A little while later, after the team split into groups spread out on four fields, McGehee took throws and grounders at first base.
Mentor. Player. You name it.
Such is McGehee’s role with the Pirates, who acquired him a trade last December from Milwaukee for reliever Jose Veras.
“I’ll do whatever. Obviously, that’s my goal,” he said. “My goal is to help, and by help I mean to win games. ... I’m more than happy to talk to people and try to help out with things when I can, more than anything, just try and do what I can on the field, do what I know I bring to the table to help this team win.”
McGehee split time at third base and first last year with the Brewers and should play a similar part in Pittsburgh, especially because the club’s other first baseman, Garrett Jones, hits from the left side of the plate and McGehee is a righty.
“His versatility will definitely help us out,” manager Clint Hurdle said. “He’s got limited experience at first, but we’ve got him moving around out there already, and I don’t think it’s going to be anything out of the realm of what I’m going to ask.
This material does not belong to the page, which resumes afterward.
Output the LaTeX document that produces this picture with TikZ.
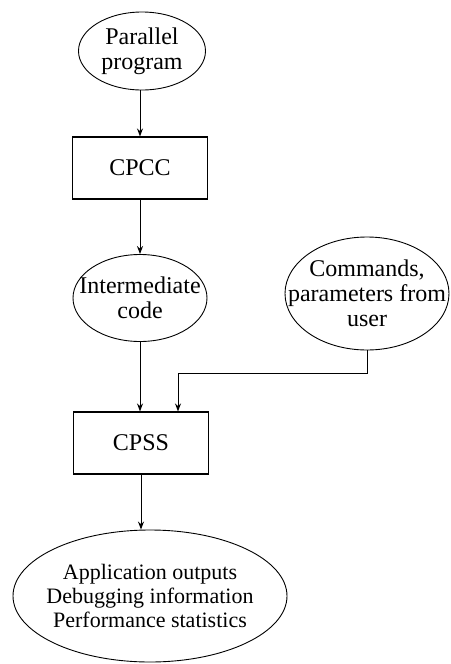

“We know what he can do at third base; he’s proven himself as a very capable defender. ... We’ll see where the competition takes us.”
The 29-year-old McGehee is expected to be a boost off the field, too. Though he has played just three full big-league seasons, he has tasted success. He finished fifth in the National League’s Rookie of the Year and hit .301 in 2009 and drove in 104 runs in 2010.
And he has struggled, just as he did last year, when McGehee hit .223 in 155 games.
Such a wide breadth of experience can be a boost to the 25-year-old Alvarez, who had a strong rookie season in 2010 but batted .191 during an injury-plagued 2011.
“We’ve already had a lot of conversations, and he’s brought it to the table that he’s here to help in whatever way he can help,” Hurdle said. “There’s plenty of bats for everybody as long as we do what we’re capable of doing as a team.”
That’s what McGehee really wants to do, contribute on the field. And with Hurdle using the word “competition” often when speaking of McGehee, it appears the player will get his wish.
“I’m not even 30 years old yet, but at the same time, I think I’ve been fortunate enough to be around guys who have influenced my career to this point,” he said, “and the good points they made to me, hopefully I can relay to somebody else and maybe they can grab hold to the same way I did. But my big thing is I want to go out there and lead by example and do what I’m capable of doing on the field. However that all shakes out remains to be seen. But I think I’ve got plenty of baseball left in me to where I’m not ready to take on a coaching role.”